-- BEGIN --

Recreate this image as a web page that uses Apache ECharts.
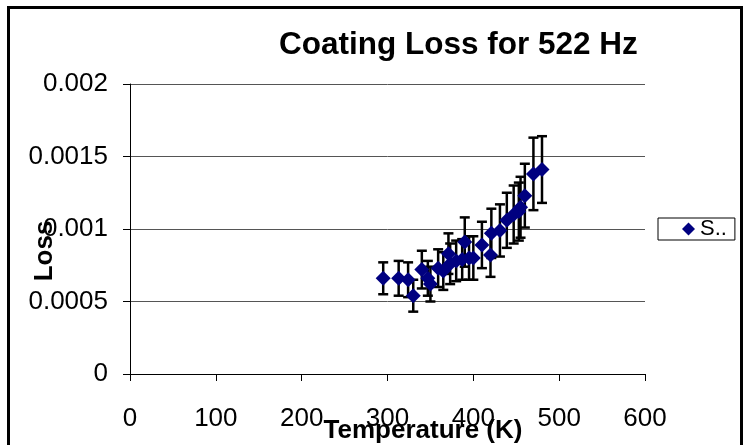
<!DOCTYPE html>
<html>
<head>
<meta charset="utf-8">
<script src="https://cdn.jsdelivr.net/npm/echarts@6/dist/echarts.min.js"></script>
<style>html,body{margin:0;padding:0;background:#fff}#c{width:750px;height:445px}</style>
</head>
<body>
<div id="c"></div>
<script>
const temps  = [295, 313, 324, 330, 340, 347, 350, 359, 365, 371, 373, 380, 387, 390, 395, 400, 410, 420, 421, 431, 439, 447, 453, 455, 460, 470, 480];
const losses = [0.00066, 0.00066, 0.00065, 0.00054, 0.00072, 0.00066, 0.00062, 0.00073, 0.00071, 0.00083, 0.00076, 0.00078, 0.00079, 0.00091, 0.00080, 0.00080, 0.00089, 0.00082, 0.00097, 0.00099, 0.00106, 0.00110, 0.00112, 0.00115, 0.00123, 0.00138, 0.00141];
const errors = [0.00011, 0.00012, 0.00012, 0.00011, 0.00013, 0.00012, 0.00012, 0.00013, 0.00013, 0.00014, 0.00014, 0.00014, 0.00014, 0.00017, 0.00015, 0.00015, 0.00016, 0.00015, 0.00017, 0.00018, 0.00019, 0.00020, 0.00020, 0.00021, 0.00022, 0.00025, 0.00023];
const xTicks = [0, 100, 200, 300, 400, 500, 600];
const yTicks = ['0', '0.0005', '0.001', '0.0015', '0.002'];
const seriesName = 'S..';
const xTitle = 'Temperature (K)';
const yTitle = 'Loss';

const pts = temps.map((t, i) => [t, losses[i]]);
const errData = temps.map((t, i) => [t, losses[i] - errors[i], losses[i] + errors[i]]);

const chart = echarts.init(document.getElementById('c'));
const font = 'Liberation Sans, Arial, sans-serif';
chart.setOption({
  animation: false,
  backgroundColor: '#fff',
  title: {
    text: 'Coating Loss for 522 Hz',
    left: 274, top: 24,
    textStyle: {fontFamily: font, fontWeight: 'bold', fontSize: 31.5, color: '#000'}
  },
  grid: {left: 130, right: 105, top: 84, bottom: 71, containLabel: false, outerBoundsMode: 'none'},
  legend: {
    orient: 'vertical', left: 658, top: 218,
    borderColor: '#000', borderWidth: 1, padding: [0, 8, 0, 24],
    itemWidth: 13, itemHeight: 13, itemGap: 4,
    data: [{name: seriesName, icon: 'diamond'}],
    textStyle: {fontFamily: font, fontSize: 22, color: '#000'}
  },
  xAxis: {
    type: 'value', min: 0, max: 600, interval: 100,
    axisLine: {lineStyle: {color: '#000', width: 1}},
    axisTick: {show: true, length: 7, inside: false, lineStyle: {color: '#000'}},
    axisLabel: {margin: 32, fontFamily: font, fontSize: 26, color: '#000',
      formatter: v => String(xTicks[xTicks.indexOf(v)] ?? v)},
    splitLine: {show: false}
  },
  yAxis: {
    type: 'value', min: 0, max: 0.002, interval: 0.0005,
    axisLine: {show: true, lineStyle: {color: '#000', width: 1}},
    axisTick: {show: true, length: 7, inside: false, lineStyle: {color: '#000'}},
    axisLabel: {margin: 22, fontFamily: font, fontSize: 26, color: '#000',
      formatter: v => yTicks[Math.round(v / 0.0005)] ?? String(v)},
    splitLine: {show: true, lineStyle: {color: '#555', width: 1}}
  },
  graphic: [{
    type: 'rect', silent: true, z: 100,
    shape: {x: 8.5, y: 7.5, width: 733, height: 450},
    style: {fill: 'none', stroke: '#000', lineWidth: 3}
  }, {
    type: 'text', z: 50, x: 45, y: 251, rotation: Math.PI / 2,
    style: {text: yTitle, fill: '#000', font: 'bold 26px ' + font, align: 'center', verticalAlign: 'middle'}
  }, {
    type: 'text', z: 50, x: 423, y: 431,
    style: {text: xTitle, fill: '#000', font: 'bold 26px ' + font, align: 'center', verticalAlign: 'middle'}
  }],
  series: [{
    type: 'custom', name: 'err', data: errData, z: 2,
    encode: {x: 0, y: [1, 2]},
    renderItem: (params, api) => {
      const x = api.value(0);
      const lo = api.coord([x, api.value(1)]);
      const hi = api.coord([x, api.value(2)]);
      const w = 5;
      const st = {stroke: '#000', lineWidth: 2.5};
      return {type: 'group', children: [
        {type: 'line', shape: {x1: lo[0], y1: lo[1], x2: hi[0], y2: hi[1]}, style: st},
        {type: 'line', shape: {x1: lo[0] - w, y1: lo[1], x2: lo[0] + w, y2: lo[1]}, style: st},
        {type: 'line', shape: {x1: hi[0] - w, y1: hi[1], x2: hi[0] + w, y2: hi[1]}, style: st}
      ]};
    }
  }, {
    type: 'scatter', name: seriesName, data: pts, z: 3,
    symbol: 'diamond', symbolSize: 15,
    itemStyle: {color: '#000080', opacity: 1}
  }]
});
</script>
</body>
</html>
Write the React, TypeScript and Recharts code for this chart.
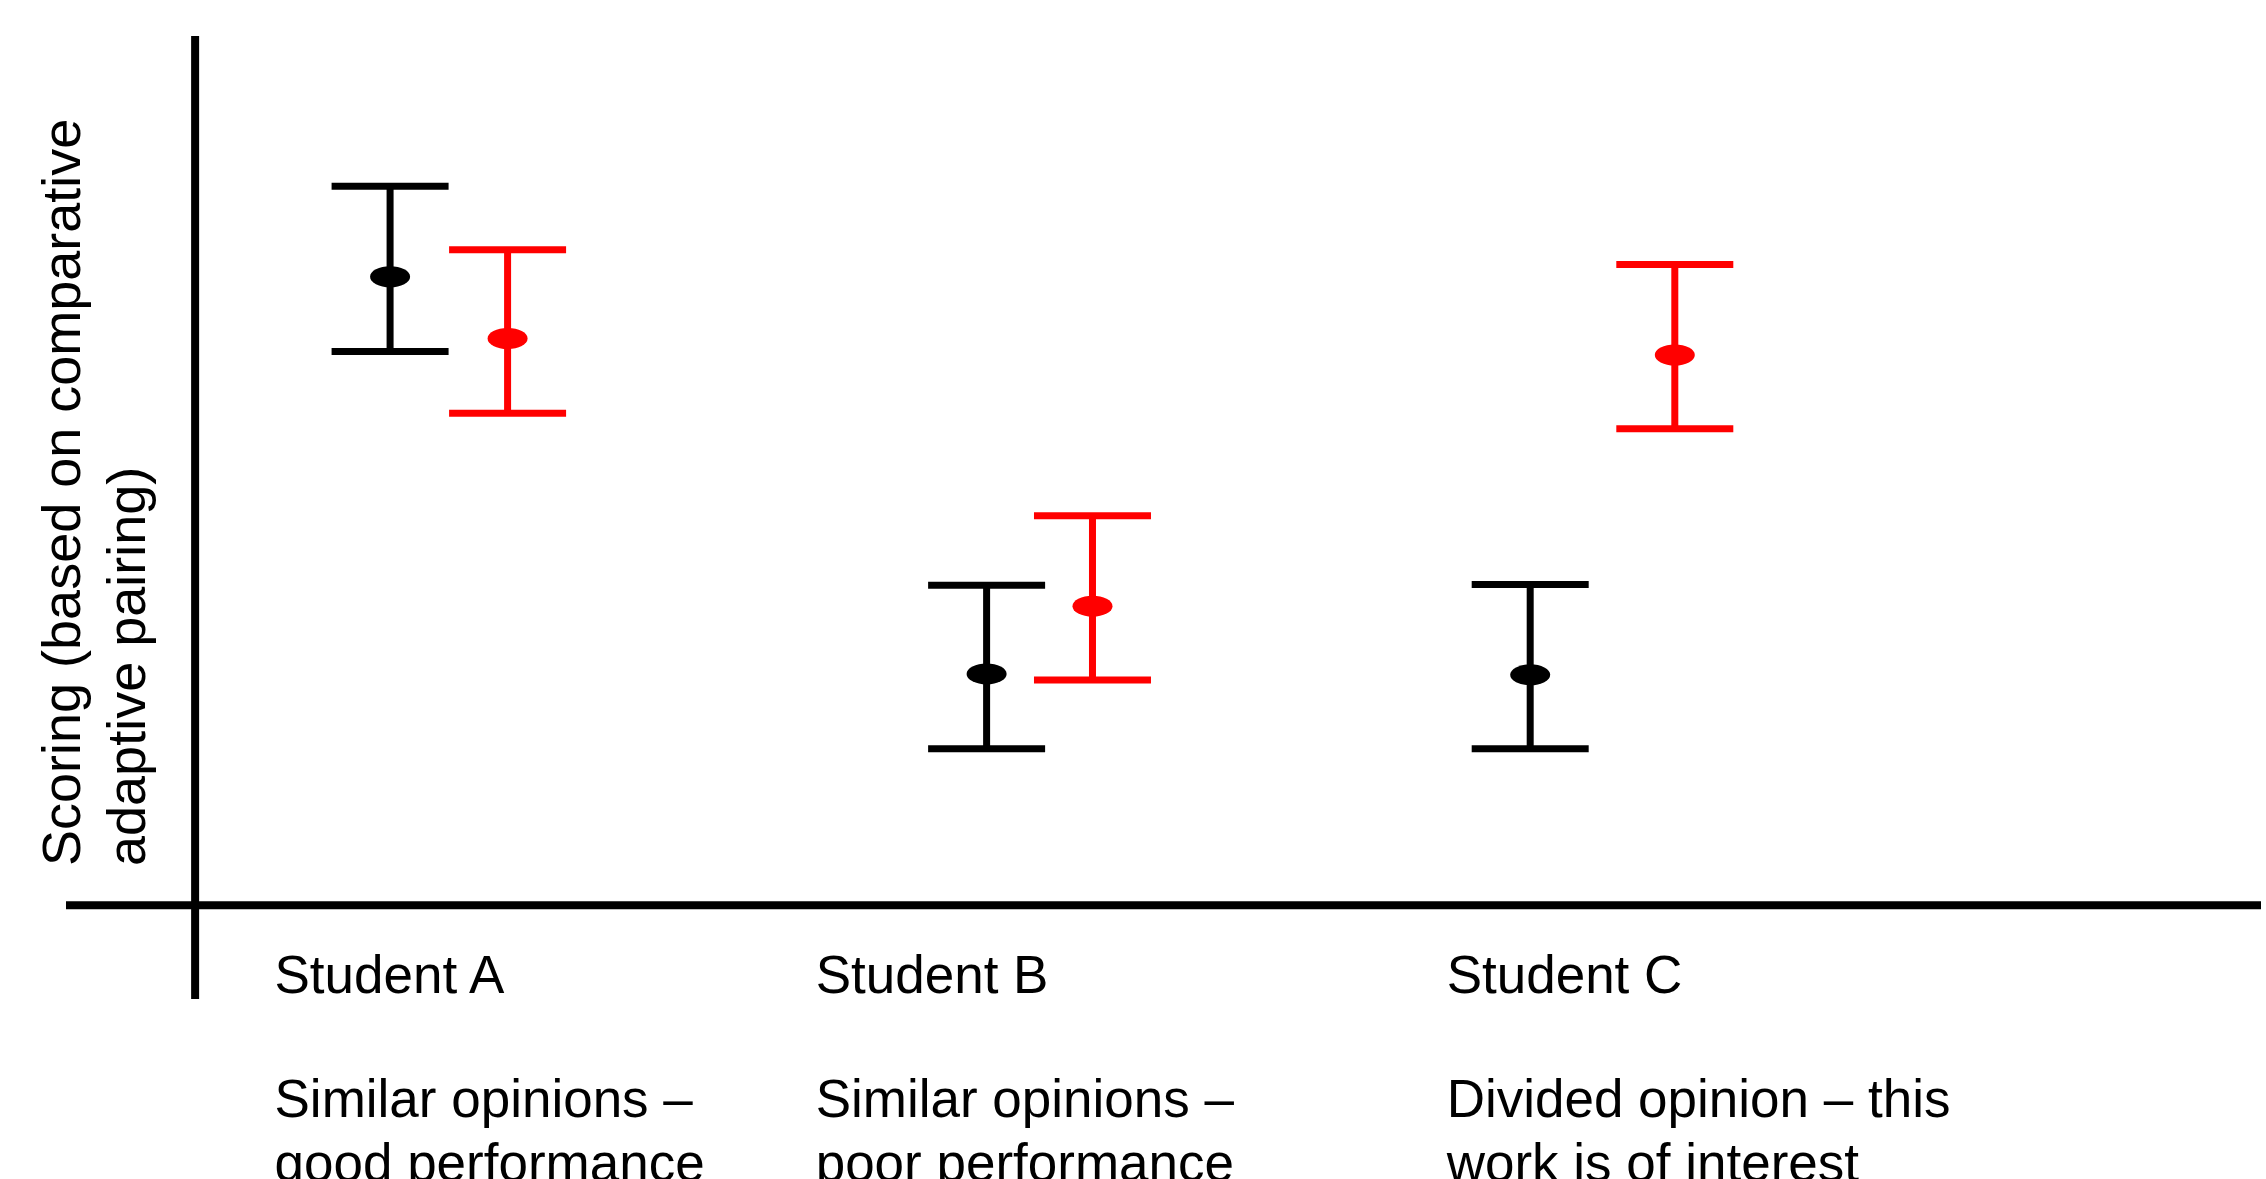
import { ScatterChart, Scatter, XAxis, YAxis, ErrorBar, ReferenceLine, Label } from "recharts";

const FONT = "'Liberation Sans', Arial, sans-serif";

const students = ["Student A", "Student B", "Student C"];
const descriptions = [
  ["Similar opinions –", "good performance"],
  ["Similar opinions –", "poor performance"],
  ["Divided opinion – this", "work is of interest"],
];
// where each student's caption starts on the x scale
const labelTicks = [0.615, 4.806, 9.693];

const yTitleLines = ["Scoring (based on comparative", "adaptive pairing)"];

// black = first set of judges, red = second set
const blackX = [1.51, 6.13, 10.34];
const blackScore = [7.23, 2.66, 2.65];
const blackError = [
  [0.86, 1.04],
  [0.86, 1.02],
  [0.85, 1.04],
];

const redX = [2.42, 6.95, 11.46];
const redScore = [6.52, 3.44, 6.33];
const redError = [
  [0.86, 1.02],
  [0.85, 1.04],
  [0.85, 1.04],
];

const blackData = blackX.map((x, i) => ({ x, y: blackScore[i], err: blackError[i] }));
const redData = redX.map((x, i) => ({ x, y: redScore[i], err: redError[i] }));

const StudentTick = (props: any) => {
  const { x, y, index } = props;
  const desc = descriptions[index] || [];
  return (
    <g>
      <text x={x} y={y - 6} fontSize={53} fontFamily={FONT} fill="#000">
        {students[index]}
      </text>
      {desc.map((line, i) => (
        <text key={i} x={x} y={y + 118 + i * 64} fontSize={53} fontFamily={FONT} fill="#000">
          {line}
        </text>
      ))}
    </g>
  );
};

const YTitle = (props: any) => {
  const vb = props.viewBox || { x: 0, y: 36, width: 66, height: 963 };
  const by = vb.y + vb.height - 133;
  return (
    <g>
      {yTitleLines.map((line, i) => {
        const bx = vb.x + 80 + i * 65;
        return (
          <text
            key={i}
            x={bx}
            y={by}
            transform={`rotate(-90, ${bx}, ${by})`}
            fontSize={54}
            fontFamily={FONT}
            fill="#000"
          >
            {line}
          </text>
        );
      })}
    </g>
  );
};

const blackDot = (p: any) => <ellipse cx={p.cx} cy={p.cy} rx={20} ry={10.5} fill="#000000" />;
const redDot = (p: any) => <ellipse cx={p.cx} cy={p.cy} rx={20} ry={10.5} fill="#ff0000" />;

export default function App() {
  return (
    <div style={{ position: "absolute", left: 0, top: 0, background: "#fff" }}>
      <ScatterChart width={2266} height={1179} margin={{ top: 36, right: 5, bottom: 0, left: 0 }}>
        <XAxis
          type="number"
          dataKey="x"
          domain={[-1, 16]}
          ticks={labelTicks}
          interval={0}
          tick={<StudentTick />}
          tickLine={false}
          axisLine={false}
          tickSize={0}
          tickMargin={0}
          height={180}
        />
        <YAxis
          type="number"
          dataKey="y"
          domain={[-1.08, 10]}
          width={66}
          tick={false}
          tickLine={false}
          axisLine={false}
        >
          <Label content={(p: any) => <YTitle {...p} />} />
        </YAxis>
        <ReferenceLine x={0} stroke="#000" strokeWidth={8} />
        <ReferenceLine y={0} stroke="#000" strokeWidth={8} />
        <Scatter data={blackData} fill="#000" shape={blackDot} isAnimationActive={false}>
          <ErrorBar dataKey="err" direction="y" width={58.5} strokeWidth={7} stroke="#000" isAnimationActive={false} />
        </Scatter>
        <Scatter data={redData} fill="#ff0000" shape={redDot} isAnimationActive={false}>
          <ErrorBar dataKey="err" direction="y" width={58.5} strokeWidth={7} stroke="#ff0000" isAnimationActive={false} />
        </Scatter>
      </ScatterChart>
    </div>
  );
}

-- END --

### EXERCISE
Set down the lines running from the one with "Write the React, TypeScript" through the one with "const labelTicks = [0.615, 4.806, 9.693];", both ends kept, exactly and with no pictures.

### RESPONSE TO THE EXERCISE
Write the React, TypeScript and Recharts code for this chart.
import { ScatterChart, Scatter, XAxis, YAxis, ErrorBar, ReferenceLine, Label } from "recharts";

const FONT = "'Liberation Sans', Arial, sans-serif";

const students = ["Student A", "Student B", "Student C"];
const descriptions = [
  ["Similar opinions –", "good performance"],
  ["Similar opinions –", "poor performance"],
  ["Divided opinion – this", "work is of interest"],
];
// where each student's caption starts on the x scale
const labelTicks = [0.615, 4.806, 9.693];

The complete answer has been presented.